Ricardo has vowed to ride until he tops the Baze total. He came back from a shoulder fracture in 2013 to get this close, so I would take the man at his word. The femur is the largest bone in the body and takes a long time to heal. But like Charlie Whittingham always said, it’s a long way from his heart.

And Tyler, too

It was a good week for another branch of the widespread Baze family. Tyler Baze, Russell’s second cousin, cracked the green ceiling at Keeneland by winning the Grade 2 Elkhorn Stakes last Sunday with West Coast shipper Itsinthepost, the winner of the San Luis Rey at Santa Anita.

Baze has won races just about everywhere he has tried, but the Elkhorn was his first at Keeneland.

“It’s always been a dream,” he said.

Baze is 34 and no longer needs to be referred to as “Eclipse Award-winning apprentice,” which he was, but a long time ago. These days, he is in the thick of every title fight at Santa Anita and Del Mar, going head to head with Flavien Prat, Rafael Bejarano, and the rest of a solid West Coast room.

If nothing else, the Elkhorn result deserved a “Man Bites Dog” kind of headline. California turf horses usually do not make much of a dent in Kentucky turf races these days. Californians rarely try the Elkhorn since it went from nine to 12 furlongs in 1996, and the last Westerner to win the Maker’s 46 Mile at Keeneland was Touch of the Blues for Neil Drysdale in 2002.

When Finnegans Wake and Peter Miller knocked off the Woodford Reserve Turf Classic at Churchill Downs in 2015, they were the first Western invaders since Beat Hollow in 2002 for Bobby Frankel.

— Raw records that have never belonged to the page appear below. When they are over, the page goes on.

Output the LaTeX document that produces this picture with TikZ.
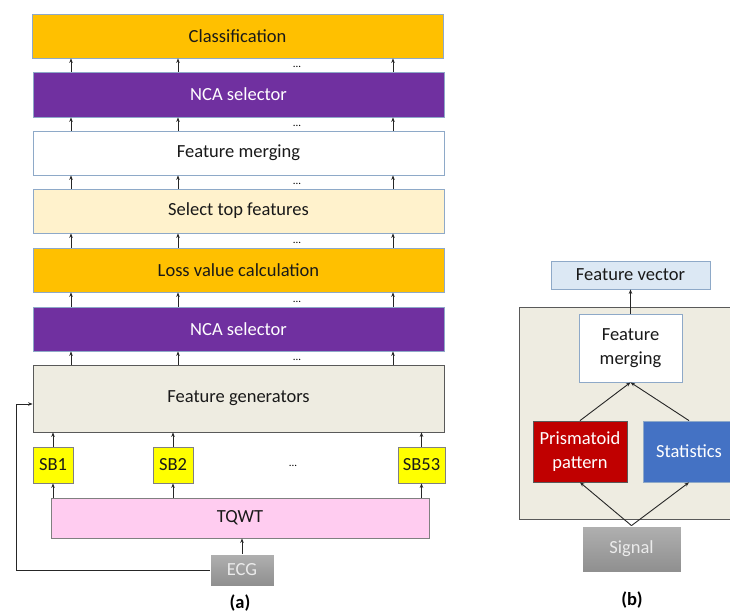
\documentclass[tikz,border=0pt]{standalone}
\usepackage{fontspec}
\setmainfont{Carlito}
\usetikzlibrary{arrows.meta}
\definecolor{cgold}{HTML}{FFC000}
\definecolor{cpurple}{HTML}{7030A0}
\definecolor{ccream}{HTML}{FFF2CC}
\definecolor{cbeige}{HTML}{EEECE1}
\definecolor{cpink}{HTML}{FFCCF0}
\definecolor{cyel}{HTML}{FFFF00}
\definecolor{cblueb}{HTML}{8EA9C8}
\definecolor{cdark}{HTML}{595959}
\definecolor{cred}{HTML}{C00000}
\definecolor{cblue}{HTML}{4472C4}
\definecolor{clblue}{HTML}{DCE8F4}
\begin{document}
\begin{tikzpicture}[x=1pt,y=-1pt,
  box/.style={draw=cblueb,line width=0.8pt,inner sep=0pt,font=\fontsize{18.5}{22}\selectfont,text=black!90,align=center},
  gbox/.style={box,draw=cdark},
  graybox/.style={box,draw=white,top color=gray!62,bottom color=gray!88,text=white!92!black},
  arr/.style={-{Stealth[length=4.5pt,width=3.5pt]},line width=0.9pt,draw=black!85},
  dots/.style={font=\fontsize{11}{12}\selectfont,inner sep=0pt},
  lab/.style={font=\bfseries\fontsize{18.5}{22}\selectfont,inner sep=0pt}]
\useasboundingbox (0,0) rectangle (730,615);
\clip (0,0) rectangle (730,615);
% ---------- panel (a) ----------
\node[box,fill=cgold,minimum width=411pt,minimum height=44pt] (cls) at (237.5,36) {Classification};
\node[box,fill=cpurple,text=white,minimum width=411pt,minimum height=45pt] (nca1) at (238.5,94.5) {NCA selector};
\node[box,fill=white,minimum width=411pt,minimum height=44pt] (fm) at (238.5,153) {Feature merging};
\node[box,fill=ccream,minimum width=411pt,minimum height=44pt] (stf) at (238.5,211) {Select top features};
\node[box,fill=cgold,minimum width=411pt,minimum height=44pt] (loss) at (238.5,270) {Loss value calculation};
\node[box,fill=cpurple,text=white,minimum width=411pt,minimum height=44pt] (nca2) at (238.5,329) {NCA selector};
\node[gbox,fill=cbeige,minimum width=411pt,minimum height=67pt] (fg) at (238.5,398.5) {Feature generators};
\node[gbox,draw=gray,fill=cyel,minimum width=40pt,minimum height=36pt] (sb1) at (53,465) {SB1};
\node[gbox,draw=gray,fill=cyel,minimum width=40pt,minimum height=36pt] (sb2) at (173,465) {SB2};
\node[gbox,draw=gray,fill=cyel,minimum width=47pt,minimum height=36pt] (sb53) at (421.5,465) {SB53};
\node[dots] (sbdots) at (293,466) {...};
\node[gbox,draw=gray,fill=cpink,minimum width=378pt,minimum height=40pt] (tq) at (240,518) {TQWT};
\node[graybox,minimum width=64pt,minimum height=32pt] (ecg) at (242,570) {ECG};
\node[lab] (la) at (240,603) {(a)};
% column positions
\coordinate (c1) at (71,0);
\coordinate (c2) at (178,0);
\coordinate (c3) at (393,0);
\foreach \lo/\hi in {nca1/cls,fm/nca1,stf/fm,loss/stf,nca2/loss,fg/nca2}{
  \foreach \c in {c1,c2,c3}{
    \draw[arr] (\lo.north -| \c) -- (\hi.south -| \c);
  }
  \node[dots,above=3.5pt] at (\lo.north -| 297,0) {...};
}
\foreach \s in {sb1,sb2,sb53}{
  \draw[arr] (\s.north) -- (\s.north |- fg.south);
  \draw[arr] (tq.north -| \s) -- (\s.south);
}
\draw[arr] (ecg.north) -- (ecg.north |- tq.south);
\coordinate (fb) at (16,404);
\draw[arr] (ecg.west) -| (fb) -- (fb -| fg.west);
% ---------- panel (b) ----------
\node[gbox,fill=cbeige,minimum width=216pt,minimum height=212pt] (big) at (627,413) {};
\node[box,draw=cblueb,fill=clblue,minimum width=159pt,minimum height=28pt] (fv) at (630.5,275) {Feature vector};
\node[box,fill=white,minimum width=103pt,minimum height=68pt,font=\fontsize{18.5}{24}\selectfont] (fmb) at (630.5,348) {Feature\\merging};
\node[gbox,draw=cdark,fill=cred,text=white,minimum width=94pt,minimum height=61pt,font=\fontsize{18.5}{24}\selectfont] (pp) at (580,451.5) {Prismatoid\\pattern};
\node[box,draw=cblueb,fill=cblue,text=white,minimum width=92pt,minimum height=61pt] (st) at (689,451.5) {Statistics};
\node[graybox,minimum width=99pt,minimum height=46pt] (sig) at (631.5,549) {Signal};
\node[lab] (lb) at (632,600) {(b)};
\draw[arr] (sig.north) -- (pp.south);
\draw[arr] (sig.north) -- (st.south);
\draw[arr] (pp.north) -- (fmb.south);
\draw[arr] (st.north) -- (fmb.south);
\draw[arr] (fmb.north) -- (fv.south);
\end{tikzpicture}
\end{document}
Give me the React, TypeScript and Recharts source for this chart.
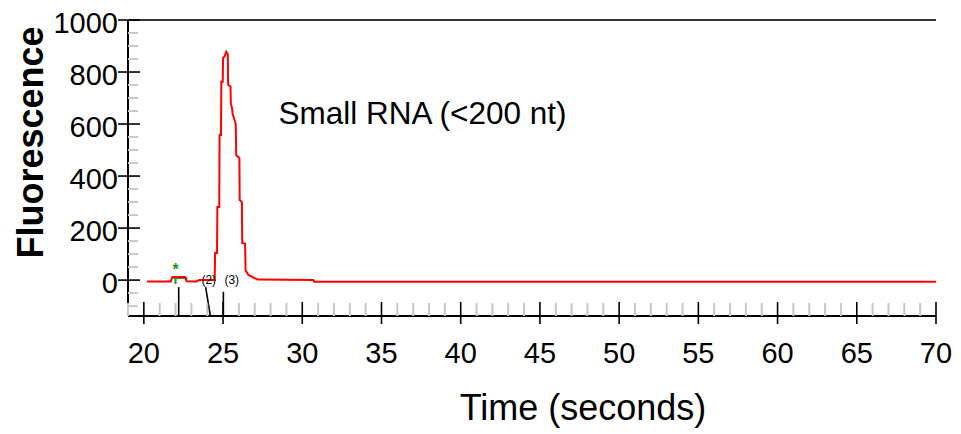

Now that they have mastered Keeneland, chances are Baze and Itsinthepost could turn up in a 1 1/2-mile race near you. The 5-year-old son of American Post was bred in France but has been thoroughly Americanized by trainer Darrell Vienna and then Jeff Mullins, who took over upon Vienna’s retirement a year ago. Itsinthepost has run 10 times for Mullins, with four wins and five seconds, and Baze aboard each time.